What is being asked:
Scan the lines and state how many carry "React". Leave out everything but the number.

Information supplied:
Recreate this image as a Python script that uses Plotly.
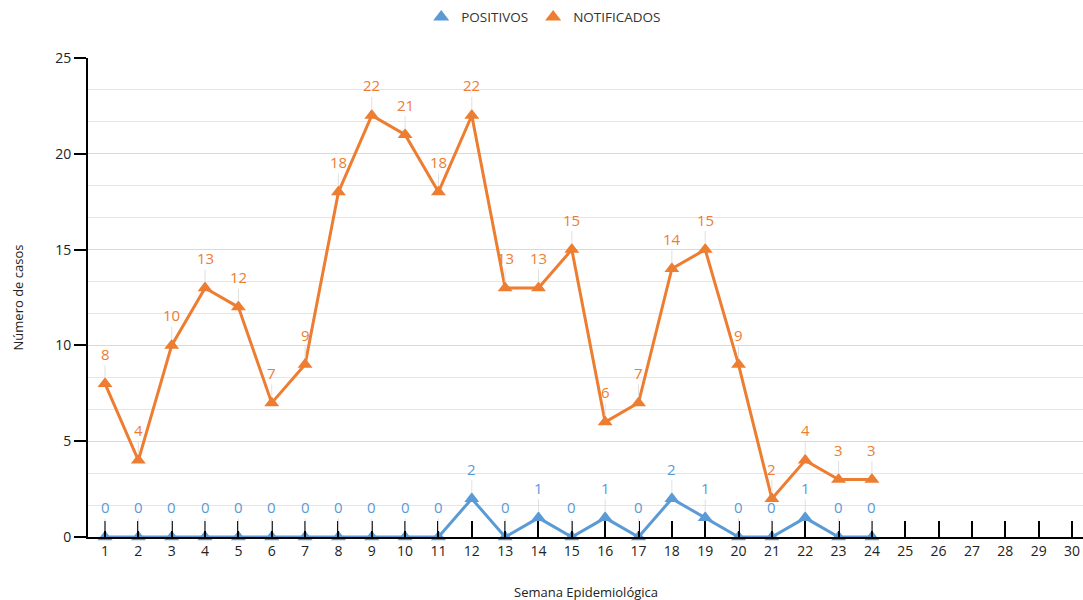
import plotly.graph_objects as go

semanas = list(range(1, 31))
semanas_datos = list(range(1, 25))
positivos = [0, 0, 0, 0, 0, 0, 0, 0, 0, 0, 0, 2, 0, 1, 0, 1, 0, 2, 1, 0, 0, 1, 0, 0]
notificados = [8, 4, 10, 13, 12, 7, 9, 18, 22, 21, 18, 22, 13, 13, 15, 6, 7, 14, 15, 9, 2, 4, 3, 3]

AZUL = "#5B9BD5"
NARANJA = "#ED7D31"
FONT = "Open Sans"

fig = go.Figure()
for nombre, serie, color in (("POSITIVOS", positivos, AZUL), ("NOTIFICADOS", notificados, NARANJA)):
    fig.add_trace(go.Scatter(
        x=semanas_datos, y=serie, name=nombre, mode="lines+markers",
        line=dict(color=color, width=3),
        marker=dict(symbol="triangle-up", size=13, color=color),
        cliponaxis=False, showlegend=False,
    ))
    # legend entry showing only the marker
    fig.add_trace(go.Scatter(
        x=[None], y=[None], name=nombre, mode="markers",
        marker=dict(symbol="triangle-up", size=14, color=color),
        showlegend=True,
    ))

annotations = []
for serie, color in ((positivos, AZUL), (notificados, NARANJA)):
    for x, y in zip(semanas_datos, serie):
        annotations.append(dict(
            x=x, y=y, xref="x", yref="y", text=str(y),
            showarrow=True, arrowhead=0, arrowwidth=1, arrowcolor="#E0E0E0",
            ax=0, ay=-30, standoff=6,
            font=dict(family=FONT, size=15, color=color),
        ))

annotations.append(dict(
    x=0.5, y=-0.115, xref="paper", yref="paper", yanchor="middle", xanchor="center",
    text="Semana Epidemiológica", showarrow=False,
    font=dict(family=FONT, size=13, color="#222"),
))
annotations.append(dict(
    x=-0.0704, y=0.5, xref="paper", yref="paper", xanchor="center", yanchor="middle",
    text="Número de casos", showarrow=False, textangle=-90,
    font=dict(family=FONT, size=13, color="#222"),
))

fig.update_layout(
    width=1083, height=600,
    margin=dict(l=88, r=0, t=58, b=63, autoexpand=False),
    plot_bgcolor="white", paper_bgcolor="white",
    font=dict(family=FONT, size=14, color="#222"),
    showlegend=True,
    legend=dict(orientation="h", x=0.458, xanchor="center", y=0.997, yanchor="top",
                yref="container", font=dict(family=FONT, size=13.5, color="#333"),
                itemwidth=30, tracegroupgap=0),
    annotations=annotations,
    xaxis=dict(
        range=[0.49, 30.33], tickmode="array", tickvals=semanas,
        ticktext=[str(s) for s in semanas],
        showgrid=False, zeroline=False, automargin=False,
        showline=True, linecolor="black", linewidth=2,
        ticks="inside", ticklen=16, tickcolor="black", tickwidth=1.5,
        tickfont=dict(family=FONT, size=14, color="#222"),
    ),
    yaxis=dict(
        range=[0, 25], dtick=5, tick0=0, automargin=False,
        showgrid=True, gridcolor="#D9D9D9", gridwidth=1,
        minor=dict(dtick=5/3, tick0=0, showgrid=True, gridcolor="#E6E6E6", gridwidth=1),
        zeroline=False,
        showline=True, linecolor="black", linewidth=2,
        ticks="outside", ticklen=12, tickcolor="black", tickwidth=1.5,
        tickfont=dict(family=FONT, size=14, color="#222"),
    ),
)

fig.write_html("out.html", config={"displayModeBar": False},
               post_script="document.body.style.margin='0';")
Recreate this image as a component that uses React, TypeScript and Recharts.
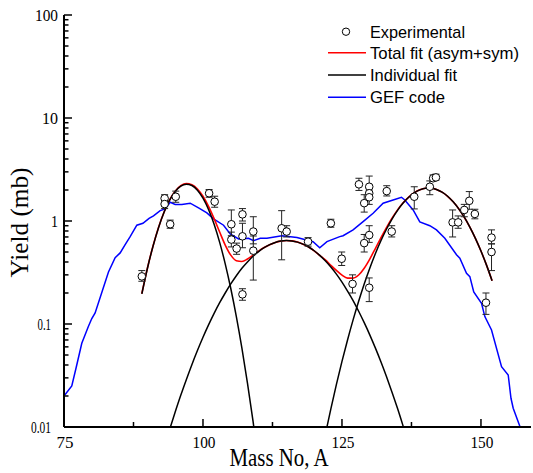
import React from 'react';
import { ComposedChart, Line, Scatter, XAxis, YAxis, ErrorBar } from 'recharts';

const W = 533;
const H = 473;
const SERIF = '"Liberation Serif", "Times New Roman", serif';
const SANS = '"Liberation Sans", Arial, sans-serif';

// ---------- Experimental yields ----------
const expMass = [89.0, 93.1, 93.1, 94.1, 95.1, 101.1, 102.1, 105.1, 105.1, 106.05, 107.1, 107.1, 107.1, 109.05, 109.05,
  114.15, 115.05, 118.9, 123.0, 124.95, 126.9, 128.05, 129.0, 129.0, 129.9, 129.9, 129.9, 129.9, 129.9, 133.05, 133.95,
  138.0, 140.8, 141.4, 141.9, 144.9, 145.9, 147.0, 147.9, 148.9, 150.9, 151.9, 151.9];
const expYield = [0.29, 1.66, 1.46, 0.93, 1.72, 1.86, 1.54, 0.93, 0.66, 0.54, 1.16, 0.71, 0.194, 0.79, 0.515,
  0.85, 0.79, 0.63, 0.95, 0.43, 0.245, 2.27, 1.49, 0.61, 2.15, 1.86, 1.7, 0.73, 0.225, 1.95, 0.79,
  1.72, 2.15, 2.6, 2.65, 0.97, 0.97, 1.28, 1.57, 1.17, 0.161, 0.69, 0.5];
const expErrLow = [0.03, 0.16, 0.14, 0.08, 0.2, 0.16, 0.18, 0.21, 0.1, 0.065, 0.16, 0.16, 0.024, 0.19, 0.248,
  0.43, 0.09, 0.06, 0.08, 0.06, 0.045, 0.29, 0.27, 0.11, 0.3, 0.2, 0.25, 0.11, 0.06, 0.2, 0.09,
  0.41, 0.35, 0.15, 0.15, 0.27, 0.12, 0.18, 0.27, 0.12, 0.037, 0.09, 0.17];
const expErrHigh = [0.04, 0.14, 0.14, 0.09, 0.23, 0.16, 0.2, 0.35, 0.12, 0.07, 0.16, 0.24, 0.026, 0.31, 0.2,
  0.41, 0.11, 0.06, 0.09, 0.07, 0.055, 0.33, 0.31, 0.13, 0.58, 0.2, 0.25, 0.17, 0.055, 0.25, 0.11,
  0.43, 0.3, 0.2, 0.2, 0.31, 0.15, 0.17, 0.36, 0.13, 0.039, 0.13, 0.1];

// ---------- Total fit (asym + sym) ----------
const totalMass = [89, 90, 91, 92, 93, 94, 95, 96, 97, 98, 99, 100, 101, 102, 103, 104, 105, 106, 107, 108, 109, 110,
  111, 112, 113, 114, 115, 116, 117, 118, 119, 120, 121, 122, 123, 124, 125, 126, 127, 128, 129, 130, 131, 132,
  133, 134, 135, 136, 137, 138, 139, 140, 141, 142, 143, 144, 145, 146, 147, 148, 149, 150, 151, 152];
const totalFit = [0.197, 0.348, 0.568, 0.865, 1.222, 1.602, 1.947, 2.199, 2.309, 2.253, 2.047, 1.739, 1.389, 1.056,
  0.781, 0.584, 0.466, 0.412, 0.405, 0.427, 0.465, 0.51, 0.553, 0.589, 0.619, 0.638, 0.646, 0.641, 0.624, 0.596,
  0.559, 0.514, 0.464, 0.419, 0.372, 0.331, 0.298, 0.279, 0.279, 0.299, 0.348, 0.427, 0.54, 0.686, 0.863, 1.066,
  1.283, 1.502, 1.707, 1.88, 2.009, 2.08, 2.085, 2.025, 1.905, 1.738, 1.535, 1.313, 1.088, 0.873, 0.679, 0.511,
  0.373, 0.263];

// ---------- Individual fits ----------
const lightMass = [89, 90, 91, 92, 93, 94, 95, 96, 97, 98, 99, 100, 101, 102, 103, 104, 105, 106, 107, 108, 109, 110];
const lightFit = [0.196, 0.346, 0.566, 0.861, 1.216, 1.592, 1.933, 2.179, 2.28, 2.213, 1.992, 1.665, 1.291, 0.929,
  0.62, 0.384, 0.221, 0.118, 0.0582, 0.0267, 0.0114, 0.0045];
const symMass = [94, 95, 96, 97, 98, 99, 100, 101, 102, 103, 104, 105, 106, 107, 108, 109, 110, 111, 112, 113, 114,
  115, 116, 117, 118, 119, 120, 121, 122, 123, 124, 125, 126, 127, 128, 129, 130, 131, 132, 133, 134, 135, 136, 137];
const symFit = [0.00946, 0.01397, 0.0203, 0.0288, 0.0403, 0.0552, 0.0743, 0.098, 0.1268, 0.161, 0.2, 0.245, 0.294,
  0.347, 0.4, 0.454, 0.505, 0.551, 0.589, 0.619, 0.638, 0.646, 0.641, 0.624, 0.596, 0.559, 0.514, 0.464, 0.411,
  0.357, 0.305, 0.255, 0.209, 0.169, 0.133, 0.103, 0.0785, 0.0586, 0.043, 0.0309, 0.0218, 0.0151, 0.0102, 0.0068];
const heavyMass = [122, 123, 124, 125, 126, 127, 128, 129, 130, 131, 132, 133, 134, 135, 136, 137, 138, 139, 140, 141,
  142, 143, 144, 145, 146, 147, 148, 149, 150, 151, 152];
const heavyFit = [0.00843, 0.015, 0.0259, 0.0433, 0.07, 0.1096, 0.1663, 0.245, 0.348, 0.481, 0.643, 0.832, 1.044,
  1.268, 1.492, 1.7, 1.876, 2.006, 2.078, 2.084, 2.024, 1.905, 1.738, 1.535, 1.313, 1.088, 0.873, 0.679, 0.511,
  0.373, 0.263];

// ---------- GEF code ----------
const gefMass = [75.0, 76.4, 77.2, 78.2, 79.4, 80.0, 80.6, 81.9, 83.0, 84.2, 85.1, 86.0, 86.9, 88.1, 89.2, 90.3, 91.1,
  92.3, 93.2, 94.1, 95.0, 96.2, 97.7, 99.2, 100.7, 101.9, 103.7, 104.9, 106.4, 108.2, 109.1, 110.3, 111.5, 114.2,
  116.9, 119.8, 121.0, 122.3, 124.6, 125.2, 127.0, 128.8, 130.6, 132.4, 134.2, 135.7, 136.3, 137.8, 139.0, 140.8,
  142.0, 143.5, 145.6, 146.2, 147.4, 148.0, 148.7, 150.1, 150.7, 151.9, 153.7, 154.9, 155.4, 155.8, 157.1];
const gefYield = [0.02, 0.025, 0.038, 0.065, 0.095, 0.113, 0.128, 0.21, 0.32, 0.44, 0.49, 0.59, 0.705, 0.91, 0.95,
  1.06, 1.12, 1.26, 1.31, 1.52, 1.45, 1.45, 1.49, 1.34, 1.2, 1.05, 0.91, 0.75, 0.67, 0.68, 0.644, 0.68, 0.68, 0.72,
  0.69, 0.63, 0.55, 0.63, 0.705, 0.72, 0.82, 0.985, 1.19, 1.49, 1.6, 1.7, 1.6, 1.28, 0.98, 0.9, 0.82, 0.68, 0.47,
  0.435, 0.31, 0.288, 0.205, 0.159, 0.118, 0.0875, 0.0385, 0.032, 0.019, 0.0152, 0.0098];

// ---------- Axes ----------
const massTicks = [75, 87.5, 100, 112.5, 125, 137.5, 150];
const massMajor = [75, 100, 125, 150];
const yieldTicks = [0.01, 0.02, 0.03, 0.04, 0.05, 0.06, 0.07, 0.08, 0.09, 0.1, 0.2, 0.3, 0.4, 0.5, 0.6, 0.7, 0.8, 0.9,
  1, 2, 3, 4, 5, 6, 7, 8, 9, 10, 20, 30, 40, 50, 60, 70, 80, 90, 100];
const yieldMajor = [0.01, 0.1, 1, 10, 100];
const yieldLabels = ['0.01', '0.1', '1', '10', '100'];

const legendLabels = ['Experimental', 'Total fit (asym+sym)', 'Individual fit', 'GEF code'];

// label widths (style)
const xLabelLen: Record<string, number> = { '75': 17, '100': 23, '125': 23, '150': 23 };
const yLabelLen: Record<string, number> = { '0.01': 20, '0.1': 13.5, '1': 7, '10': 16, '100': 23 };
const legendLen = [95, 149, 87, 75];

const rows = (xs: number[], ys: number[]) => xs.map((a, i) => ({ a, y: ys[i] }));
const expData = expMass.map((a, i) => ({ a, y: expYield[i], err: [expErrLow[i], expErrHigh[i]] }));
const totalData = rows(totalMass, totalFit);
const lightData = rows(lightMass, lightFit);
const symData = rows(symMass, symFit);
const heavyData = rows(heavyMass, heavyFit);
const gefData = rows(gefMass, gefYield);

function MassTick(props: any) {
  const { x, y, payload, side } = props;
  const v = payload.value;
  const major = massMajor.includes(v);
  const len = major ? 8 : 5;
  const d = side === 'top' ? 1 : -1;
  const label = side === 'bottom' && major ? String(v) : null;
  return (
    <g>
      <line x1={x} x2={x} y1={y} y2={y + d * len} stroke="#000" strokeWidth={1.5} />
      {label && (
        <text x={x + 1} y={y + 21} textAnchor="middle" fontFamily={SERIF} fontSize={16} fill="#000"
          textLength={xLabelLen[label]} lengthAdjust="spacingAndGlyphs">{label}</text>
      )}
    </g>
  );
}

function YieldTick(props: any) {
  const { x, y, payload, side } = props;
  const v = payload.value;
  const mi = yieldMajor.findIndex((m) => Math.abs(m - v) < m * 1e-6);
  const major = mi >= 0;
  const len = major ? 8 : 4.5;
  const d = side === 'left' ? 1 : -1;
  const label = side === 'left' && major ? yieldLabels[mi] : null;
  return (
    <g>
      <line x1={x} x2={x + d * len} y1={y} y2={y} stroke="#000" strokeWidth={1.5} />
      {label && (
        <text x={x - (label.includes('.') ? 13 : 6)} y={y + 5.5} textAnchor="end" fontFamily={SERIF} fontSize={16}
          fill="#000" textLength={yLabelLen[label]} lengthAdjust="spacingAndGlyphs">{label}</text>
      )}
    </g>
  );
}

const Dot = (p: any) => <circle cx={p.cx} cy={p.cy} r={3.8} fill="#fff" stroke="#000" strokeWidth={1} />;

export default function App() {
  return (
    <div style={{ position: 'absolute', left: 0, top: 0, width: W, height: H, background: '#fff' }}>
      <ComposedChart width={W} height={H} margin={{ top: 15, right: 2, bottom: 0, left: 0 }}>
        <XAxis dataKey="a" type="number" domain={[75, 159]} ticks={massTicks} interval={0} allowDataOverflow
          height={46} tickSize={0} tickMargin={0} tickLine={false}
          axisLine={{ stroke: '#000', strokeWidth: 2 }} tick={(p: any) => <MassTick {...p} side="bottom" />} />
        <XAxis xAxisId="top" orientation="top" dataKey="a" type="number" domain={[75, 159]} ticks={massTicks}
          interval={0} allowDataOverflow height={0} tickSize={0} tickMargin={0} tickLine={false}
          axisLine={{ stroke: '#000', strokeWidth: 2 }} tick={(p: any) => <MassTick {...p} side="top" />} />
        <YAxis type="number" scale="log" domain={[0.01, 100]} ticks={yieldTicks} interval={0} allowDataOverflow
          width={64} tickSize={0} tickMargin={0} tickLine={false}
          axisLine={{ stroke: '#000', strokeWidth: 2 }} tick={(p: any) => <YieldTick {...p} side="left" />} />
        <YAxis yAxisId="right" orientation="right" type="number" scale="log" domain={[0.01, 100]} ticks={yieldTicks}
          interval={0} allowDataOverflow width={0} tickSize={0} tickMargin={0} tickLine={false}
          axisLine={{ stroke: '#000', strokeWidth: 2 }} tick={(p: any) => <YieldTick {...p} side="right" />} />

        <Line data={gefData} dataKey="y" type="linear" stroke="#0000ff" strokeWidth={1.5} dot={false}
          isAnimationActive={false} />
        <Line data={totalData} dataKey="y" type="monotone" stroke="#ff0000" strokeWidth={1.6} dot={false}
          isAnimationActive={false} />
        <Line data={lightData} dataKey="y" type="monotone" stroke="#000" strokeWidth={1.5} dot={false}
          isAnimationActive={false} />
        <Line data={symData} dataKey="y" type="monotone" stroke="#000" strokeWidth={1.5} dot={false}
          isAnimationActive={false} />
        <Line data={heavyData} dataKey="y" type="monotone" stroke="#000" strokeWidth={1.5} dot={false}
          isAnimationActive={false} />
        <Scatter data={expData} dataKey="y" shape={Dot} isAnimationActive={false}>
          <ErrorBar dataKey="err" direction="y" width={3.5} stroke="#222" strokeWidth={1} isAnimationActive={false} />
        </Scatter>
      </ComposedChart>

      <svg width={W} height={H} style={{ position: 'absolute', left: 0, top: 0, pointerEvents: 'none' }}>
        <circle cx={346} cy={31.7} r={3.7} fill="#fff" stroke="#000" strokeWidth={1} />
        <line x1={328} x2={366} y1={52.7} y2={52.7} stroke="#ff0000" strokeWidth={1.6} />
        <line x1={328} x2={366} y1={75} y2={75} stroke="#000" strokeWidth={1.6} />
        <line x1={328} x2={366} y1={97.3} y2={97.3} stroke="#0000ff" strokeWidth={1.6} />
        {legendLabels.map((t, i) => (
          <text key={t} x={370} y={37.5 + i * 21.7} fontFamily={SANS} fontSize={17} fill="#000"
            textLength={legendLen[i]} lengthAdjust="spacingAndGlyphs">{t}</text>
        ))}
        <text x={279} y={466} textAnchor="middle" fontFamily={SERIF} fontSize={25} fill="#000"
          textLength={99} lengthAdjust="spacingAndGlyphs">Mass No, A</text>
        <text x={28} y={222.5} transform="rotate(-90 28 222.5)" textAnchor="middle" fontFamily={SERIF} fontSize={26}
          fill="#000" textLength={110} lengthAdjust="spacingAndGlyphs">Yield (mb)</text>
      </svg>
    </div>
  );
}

Result of the exercise:
2